A reconsideration of social control theory: Understanding the interwoven nature of the social bond, academic performance and juvenile delinquency
Menasco, Melissa Ahn
MetadataShow full item record
While previous research has attempted to examine the relationship between the social bond, adolescent delinquency and academic performance, few have sought a comprehensive comparison between the sexes. Using data from the 1990 and 2000 waves of the National Education Longitudinal Study (NELS), this study seeks to (1) compare the social bond and its effects on males and females, (2) examine the efficacy of the social bond on differential forms of delinquency and (3) understand the relationship between academic performance, delinquency, and the social bond. Building upon the paradigm of social control theory, most previous research has focused on small samples of male delinquents. This research, in contrast, utilizes a large dataset (N = 8363) to examine both male and female delinquency.
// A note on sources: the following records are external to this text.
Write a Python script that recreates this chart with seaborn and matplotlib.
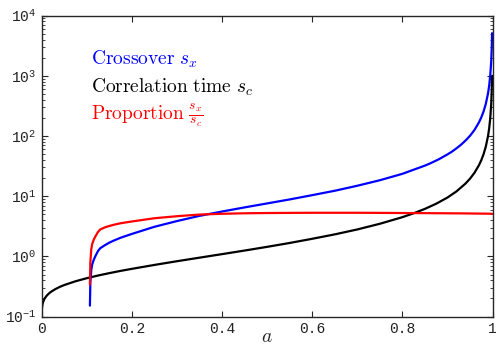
import matplotlib
matplotlib.use("Agg")
import matplotlib.pyplot as plt
import seaborn as sns

# a-grid and values
a_corr = [0.0001, 0.0003, 0.0005, 0.001, 0.002, 0.003, 0.006, 0.01, 0.015,
          0.02, 0.03, 0.04, 0.05, 0.075, 0.1, 0.125, 0.15, 0.175, 0.2, 0.25,
          0.3, 0.35, 0.4, 0.45, 0.5, 0.55, 0.6, 0.65, 0.7, 0.75, 0.8, 0.825,
          0.85, 0.875, 0.9, 0.92, 0.94, 0.95, 0.96, 0.97, 0.975, 0.98, 0.985,
          0.99, 0.9925, 0.995, 0.997, 0.998, 0.999]
corr_time = [0.109, 0.123, 0.132, 0.145, 0.161, 0.172, 0.196, 0.217, 0.238,
             0.256, 0.285, 0.311, 0.334, 0.386, 0.434, 0.481, 0.527, 0.574,
             0.621, 0.721, 0.831, 0.952, 1.09, 1.25, 1.44, 1.67, 1.96, 2.32,
             2.80, 3.48, 4.48, 5.20, 6.15, 7.49, 9.49, 12.0, 16.2, 19.5, 24.5,
             32.8, 39.5, 49.5, 66.2, 99.5, 132.8, 199.5, 333, 499.5, 999.5]

a_cross = [0.107, 0.108, 0.11, 0.112, 0.115, 0.117, 0.12, 0.125, 0.13, 0.14,
           0.15, 0.16, 0.175, 0.2, 0.25, 0.3, 0.35, 0.4, 0.45, 0.5, 0.55, 0.6,
           0.65, 0.7, 0.75, 0.8, 0.85, 0.86, 0.88, 0.9, 0.91, 0.92, 0.93, 0.94,
           0.95, 0.96, 0.97, 0.975, 0.98, 0.985, 0.99, 0.9925, 0.995, 0.997,
           0.998, 0.9985, 0.999]
crossover = [0.152, 0.36, 0.59, 0.73, 0.855, 0.93, 1.04, 1.23, 1.37, 1.53,
             1.69, 1.83, 2.04, 2.36, 3.10, 3.86, 4.71, 5.56, 6.51, 7.58, 8.83,
             10.4, 12.3, 14.9, 18.4, 23.5, 32.2, 34.6, 40.7, 49.4, 55.0, 62.3,
             71.4, 83.8, 100.6, 126, 169, 203, 254, 339, 509, 679, 1019, 1700,
             2547, 3397, 5097]
proportion = [0.34, 0.8, 1.3, 1.6, 1.85, 2.0, 2.2, 2.55, 2.8, 3.03, 3.2, 3.35,
              3.55, 3.8, 4.3, 4.65, 4.95, 5.1, 5.2, 5.25, 5.28, 5.3, 5.3, 5.3,
              5.28, 5.25, 5.23, 5.22, 5.21, 5.2, 5.19, 5.19, 5.18, 5.17, 5.16,
              5.15, 5.14, 5.135, 5.13, 5.125, 5.12, 5.115, 5.11, 5.105, 5.1,
              5.1, 5.1]

x_ticks = [0, 0.2, 0.4, 0.6, 0.8, 1]
x_labels = ["0", "0.2", "0.4", "0.6", "0.8", "1"]
y_ticks = [0.1, 1, 10, 100, 1000, 10000]
y_labels = [r"$10^{-1}$", r"$10^{0}$", r"$10^{1}$", r"$10^{2}$", r"$10^{3}$", r"$10^{4}$"]

sns.set_style("ticks")
plt.rcParams["font.family"] = ["Liberation Mono", "DejaVu Sans"]
plt.rcParams["mathtext.fontset"] = "custom"
plt.rcParams["mathtext.rm"] = "Liberation Mono"
plt.rcParams["mathtext.it"] = "Liberation Mono"

fig = plt.figure(figsize=(4.96, 3.46), dpi=100)
ax = fig.add_axes([0.084, 0.085, 0.909, 0.87])

sns.lineplot(x=a_corr, y=corr_time, color="black", lw=1.6, ax=ax, sort=False, estimator=None)
sns.lineplot(x=a_cross, y=crossover, color="blue", lw=1.6, ax=ax, sort=False, estimator=None)
sns.lineplot(x=a_cross, y=proportion, color="red", lw=1.6, ax=ax, sort=False, estimator=None)

ax.set_yscale("log")
ax.set_xlim(0, 1)
ax.set_ylim(0.1, 10000)
ax.set_xticks(x_ticks)
ax.set_xticklabels(x_labels, fontsize=10.5, color="#222222")
ax.set_yticks(y_ticks)
ax.set_yticklabels(y_labels, fontsize=10.5, color="#222222")

ax.tick_params(which="both", direction="in", top=True, right=True)
ax.tick_params(which="major", length=4, width=0.8, pad=4)
ax.tick_params(which="minor", length=2.5, width=0.6)
ax.tick_params(axis="x", which="minor", bottom=False, top=False)
for sp in ax.spines.values():
    sp.set_linewidth(1.0)

ax.set_xlabel(r"$a$", fontsize=14, math_fontfamily="cm", labelpad=-5)
ax.set_ylabel("")

ax.text(0.11, 0.838, r"$\mathrm{Crossover}\ s_x$", color="blue", fontsize=14,
        math_fontfamily="cm", transform=ax.transAxes, va="baseline")
ax.text(0.11, 0.745, r"$\mathrm{Correlation\ time}\ s_c$", color="black", fontsize=14,
        math_fontfamily="cm", transform=ax.transAxes, va="baseline")
ax.text(0.11, 0.652, r"$\mathrm{Proportion}\ \frac{s_x}{s_c}$", color="red", fontsize=14,
        math_fontfamily="cm", transform=ax.transAxes, va="baseline")

fig.savefig("out.png", dpi=100)
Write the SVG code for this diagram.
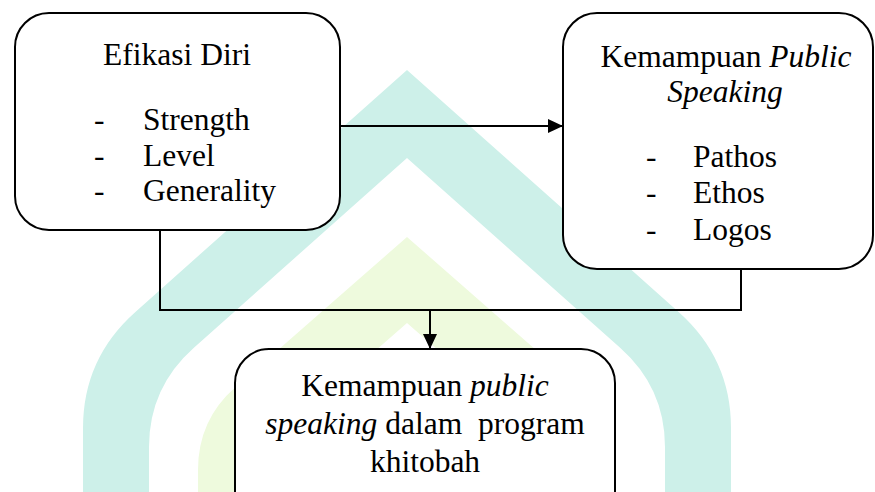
<svg xmlns="http://www.w3.org/2000/svg" width="875" height="492" viewBox="0 0 875 492">
<defs>
<style>
.box{fill:#ffffff;stroke:#000000;stroke-width:2}
.t{font-family:"Liberation Serif","Times New Roman",serif;font-size:31.5px;fill:#000000}
.c{text-anchor:middle}
.i{font-style:italic}
.conn{fill:none;stroke:#000000;stroke-width:2}
.wm1{fill:#cdf0e9;fill-rule:evenodd}
.wm2{fill:#eefadd;fill-rule:evenodd}
</style>
<marker id="arr" markerUnits="userSpaceOnUse" markerWidth="16" markerHeight="14" refX="15" refY="7" orient="auto">
<path d="M0,0 L15,7 L0,14 Z" fill="#000000"/>
</marker>
</defs>
<rect width="875" height="492" fill="#ffffff"/>
<g id="watermark">
<path class="wm1" d="M83,500 L83,428 Q83,358.4 135.4,311.9 L407,70 L678.6,311.9 Q731,358.4 731,428 L731,500 Z M149,500 L149,447 Q149,387.6 193.9,347.8 L407,158 L620.1,347.8 Q665,387.6 665,447 L665,500 Z"/>
<path class="wm2" d="M198,500 L198,470 Q198,420 235,387.5 L407,237 L579,387.5 Q616,420 616,470 L616,500 Z M262,500 L262,495 Q262,450 295,421 L407,323 L519,421 Q552,450 552,495 L552,500 Z"/>
</g>
<g id="connectors">
<line class="conn" x1="340" y1="126" x2="563" y2="126" marker-end="url(#arr)"/>
<polyline class="conn" points="160,230 160,310 741,310 741,269"/>
<line class="conn" x1="430" y1="310" x2="430" y2="349" marker-end="url(#arr)"/>
</g>
<g id="efikasi">
<rect class="box" x="15" y="13" width="325" height="217" rx="34" ry="34"/>
<text class="t c" x="177" y="65">Efikasi Diri</text>
<text class="t" x="94" y="130">-</text><text class="t" x="143" y="130">Strength</text>
<text class="t" x="94" y="166">-</text><text class="t" x="143" y="166">Level</text>
<text class="t" x="94" y="201">-</text><text class="t" x="143" y="201">Generality</text>
</g>
<g id="public-speaking">
<rect class="box" x="563" y="13" width="310" height="256" rx="34" ry="34"/>
<text class="t c" x="726" y="67">Kemampuan <tspan class="i">Public</tspan></text>
<text class="t c i" x="725" y="102">Speaking</text>
<text class="t" x="646" y="167">-</text><text class="t" x="693" y="167">Pathos</text>
<text class="t" x="646" y="203">-</text><text class="t" x="693" y="203">Ethos</text>
<text class="t" x="646" y="240">-</text><text class="t" x="693" y="240">Logos</text>
</g>
<g id="khitobah">
<rect class="box" x="235" y="349" width="380" height="180" rx="34" ry="34"/>
<text class="t c" x="425" y="396">Kemampuan <tspan class="i">public</tspan></text>
<text class="t c" x="425" y="434" style="white-space:pre"><tspan class="i">speaking</tspan> dalam  program</text>
<text class="t c" x="425" y="472">khitobah</text>
</g>
</svg>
Findings provide partial support for social control theory while differentiating the effect of the social bond on each sex. For both sexes, belief was the only element of the social bond found to have a significant and inverse relationship for all delinquency measures. Academic performance was also found to have a significant and inverse relationship with delinquency measures for both females and males. Various family characteristics (e.g., ethnicity, parental education, number of siblings) were found to affect the sexes although results were not consistent. These results indicate a distinct and gendered relationship between academic performance, delinquency, and the social bond. The implications of these findings, specifically as they pertain to gender differences, are discussed.